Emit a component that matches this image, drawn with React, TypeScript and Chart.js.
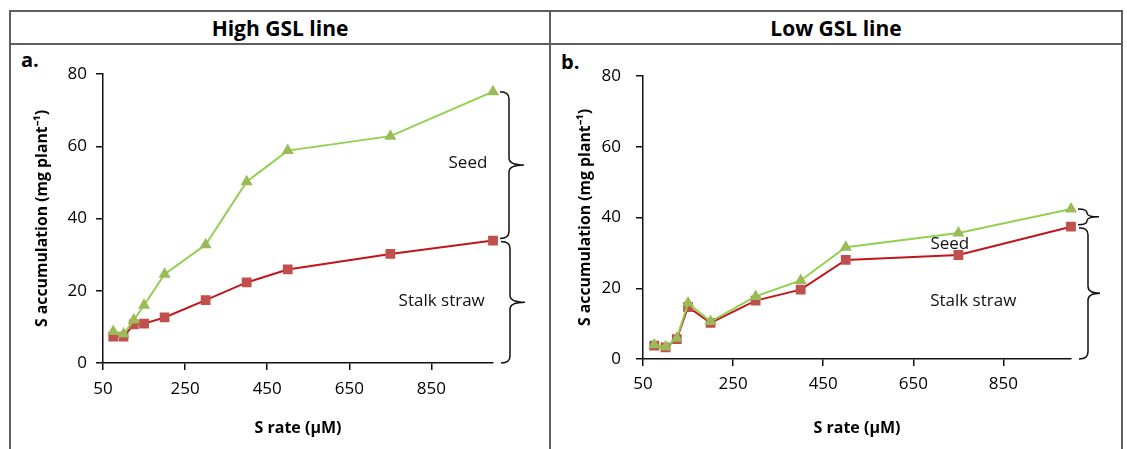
import React, { useEffect, useRef } from "react";
import { Chart, registerables } from "chart.js";

Chart.register(...registerables);

// ---- data ----
const sRates = [75, 100, 125, 150, 200, 300, 400, 500, 750, 1000];
const highStalk = [7.3, 7.3, 10.7, 10.9, 12.6, 17.4, 22.3, 25.9, 30.2, 33.9];
const highTotal = [8.7, 8.0, 11.9, 16.0, 24.6, 32.7, 50.2, 58.8, 62.8, 75.1];
const lowStalk = [3.8, 3.3, 5.6, 14.7, 10.2, 16.5, 19.6, 28.0, 29.4, 37.4];
const lowTotal = [4.0, 3.4, 5.9, 15.8, 10.6, 17.7, 22.2, 31.6, 35.6, 42.4];
const xTicks = [50, 250, 450, 650, 850];
const yTicks = [0, 20, 40, 60, 80];
const panelTitles = ["High GSL line", "Low GSL line"];
const panelLetters = ["a.", "b."];
const xTitle = "S rate (\u00b5M)";
const yTitle = "S accumulation (mg plant\u207b\u00b9)";
const highLabels = [
  { text: "Seed", x: 939, y: 55.4 },
  { text: "Stalk straw", x: 875, y: 17 },
];
const lowLabels = [
  { text: "Seed", x: 731, y: 32.6 },
  { text: "Stalk straw", x: 783, y: 16.3 },
];

const FONT = '"Open Sans", "Liberation Sans", sans-serif';

function drawBrace(ctx: CanvasRenderingContext2D, x: number, y1: number, y2: number, tip: number) {
  const h = y2 - y1;
  const r = Math.min(7, h / 4);
  const ym = (y1 + y2) / 2;
  ctx.beginPath();
  ctx.moveTo(x - 9, y1);
  ctx.quadraticCurveTo(x, y1, x, y1 + r);
  ctx.lineTo(x, ym - r);
  ctx.quadraticCurveTo(x, ym, x + tip, ym);
  ctx.quadraticCurveTo(x, ym, x, ym + r);
  ctx.lineTo(x, y2 - r);
  ctx.quadraticCurveTo(x, y2, x - 9, y2);
  ctx.stroke();
}

type PanelProps = {
  stalk: number[];
  total: number[];
  labels: { text: string; x: number; y: number }[];
  width: number;
  height: number;
  padTop: number;
  padRight: number;
  xHeight: number;
  yWidth: number;
  yTitlePad: number;
  yTickPad: number;
  xTickPad: number;
  braceTip: number;
};

function Panel(p: PanelProps) {
  const ref = useRef<HTMLCanvasElement | null>(null);
  useEffect(() => {
    if (!ref.current) return;
    const tickFont = { family: FONT, size: 17 };
    const titleFont = { family: FONT, size: 15.8, weight: "bold" as const };
    const plugin = {
      id: "braces",
      afterDatasetsDraw(chart: any) {
        const { ctx } = chart;
        const x = chart.scales.x;
        const y = chart.scales.y;
        const n = p.stalk.length;
        const xl = x.getPixelForValue(sRates[n - 1]) + 16;
        const yT = y.getPixelForValue(p.total[n - 1]);
        const yM = y.getPixelForValue(p.stalk[n - 1]);
        const y0 = y.getPixelForValue(0);
        ctx.save();
        ctx.strokeStyle = "#111";
        ctx.lineWidth = 1.5;
        drawBrace(ctx, xl, yT, yM - 2, p.braceTip);
        drawBrace(ctx, xl + 1, yM + 1, y0, p.braceTip);
        ctx.fillStyle = "#111";
        ctx.font = `17px ${FONT}`;
        ctx.textAlign = "center";
        ctx.textBaseline = "middle";
        p.labels.forEach((l) => {
          ctx.fillText(l.text, x.getPixelForValue(l.x), y.getPixelForValue(l.y));
        });
        ctx.restore();
      },
    };
    const chart = new Chart(ref.current, {
      type: "line",
      data: {
        datasets: [
          {
            label: "Seed",
            data: sRates.map((v, i) => ({ x: v, y: p.total[i] })),
            borderColor: "#92D050",
            backgroundColor: "#9BBB59",
            pointBackgroundColor: "#9BBB59",
            pointBorderColor: "#9BBB59",
            pointStyle: "triangle",
            pointRadius: 5,
            borderWidth: 2,
            tension: 0,
            clip: false as any,
          },
          {
            label: "Stalk straw",
            data: sRates.map((v, i) => ({ x: v, y: p.stalk[i] })),
            borderColor: "#C0161B",
            backgroundColor: "#C0504D",
            pointBackgroundColor: "#C0504D",
            pointBorderColor: "#C0504D",
            pointStyle: "rect",
            pointRadius: 5.5,
            borderWidth: 2,
            tension: 0,
            clip: false as any,
          },
        ],
      },
      options: {
        responsive: false,
        maintainAspectRatio: false,
        animation: false,
        devicePixelRatio: 1,
        layout: { padding: { left: 0, top: p.padTop, right: p.padRight, bottom: 0 } },
        plugins: { legend: { display: false }, tooltip: { enabled: false } },
        scales: {
          x: {
            type: "linear",
            min: 50,
            max: 1000,
            afterBuildTicks: (s: any) => {
              s.ticks = xTicks.map((v) => ({ value: v }));
            },
            afterFit: (s: any) => {
              s.height = p.xHeight;
            },
            ticks: { font: tickFont, color: "#000", padding: p.xTickPad, maxRotation: 0, autoSkip: false },
            grid: { drawOnChartArea: false, drawTicks: true, tickLength: 7, color: "#111", lineWidth: 1.5 },
            border: { color: "#111", width: 1.5 },
            title: {
              display: true,
              text: xTitle,
              font: { family: FONT, size: 16, weight: "bold" },
              color: "#000",
              padding: { top: 0, bottom: 11 },
            },
          },
          y: {
            min: 0,
            max: 80,
            afterBuildTicks: (s: any) => {
              s.ticks = yTicks.map((v) => ({ value: v }));
            },
            afterFit: (s: any) => {
              s.width = p.yWidth;
            },
            ticks: { font: tickFont, color: "#000", padding: p.yTickPad },
            grid: { drawOnChartArea: false, drawTicks: true, tickLength: 7, color: "#111", lineWidth: 1.5 },
            border: { color: "#111", width: 1.5 },
            title: {
              display: true,
              text: yTitle,
              font: titleFont,
              color: "#000",
              padding: { top: p.yTitlePad, bottom: 0 },
            },
          },
        },
      },
      plugins: [plugin],
    } as any);
    return () => chart.destroy();
  }, []);
  return <canvas ref={ref} width={p.width} height={p.height} style={{ display: "block", width: p.width, height: p.height }} />;
}

export default function App() {
  const lineColor = "#5e5e5e";
  const abs = (l: number, t: number, w: number, h: number): React.CSSProperties => ({
    position: "absolute",
    left: l,
    top: t,
    width: w,
    height: h,
  });
  return (
    <div style={{ position: "absolute", left: 0, top: 0, width: 1127, height: 449, background: "#fff", overflow: "hidden", fontFamily: FONT }}>
      {/* table borders */}
      <div style={{ ...abs(10, 10, 1113, 2), background: lineColor }} />
      <div style={{ ...abs(10, 43, 1113, 2), background: lineColor }} />
      <div style={{ ...abs(9, 10, 2, 450), background: lineColor }} />
      <div style={{ ...abs(549, 10, 2, 450), background: lineColor }} />
      <div style={{ ...abs(1121, 10, 2, 450), background: lineColor }} />
      {/* headers */}
      <div style={{ ...abs(11, 12, 538, 31), display: "flex", alignItems: "center", justifyContent: "center", fontWeight: 700, fontSize: 21, color: "#000" }}>
        {panelTitles[0]}
      </div>
      <div style={{ ...abs(551, 12, 570, 31), display: "flex", alignItems: "center", justifyContent: "center", fontWeight: 700, fontSize: 21, color: "#000" }}>
        {panelTitles[1]}
      </div>
      <div style={{ ...abs(21, 47, 40, 26), fontWeight: 700, fontSize: 20, lineHeight: "26px", color: "#000" }}>{panelLetters[0]}</div>
      <div style={{ ...abs(561, 49, 40, 26), fontWeight: 700, fontSize: 20, lineHeight: "26px", color: "#000" }}>{panelLetters[1]}</div>
      {/* charts */}
      <div style={abs(11, 45, 538, 404)}>
        <Panel
          stalk={highStalk}
          total={highTotal}
          labels={highLabels}
          width={538}
          height={404}
          padTop={29}
          padRight={56}
          xHeight={86}
          yWidth={92}
          yTitlePad={22}
          yTickPad={9}
          xTickPad={9}
          braceTip={15}
        />
      </div>
      <div style={abs(551, 45, 570, 404)}>
        <Panel
          stalk={lowStalk}
          total={lowTotal}
          labels={lowLabels}
          width={570}
          height={404}
          padTop={31}
          padRight={50}
          xHeight={90}
          yWidth={92}
          yTitlePad={25}
          yTickPad={15}
          xTickPad={8}
          braceTip={12}
        />
      </div>
    </div>
  );
}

┄┄┄┄┄┄

## Task objective
Pictures stay out. Repeat only the lines from the beginning of the data through the line that has "Chart.register(...registerables);".

## Solution for this task
Emit a component that matches this image, drawn with React, TypeScript and Chart.js.
import React, { useEffect, useRef } from "react";
import { Chart, registerables } from "chart.js";

Chart.register(...registerables);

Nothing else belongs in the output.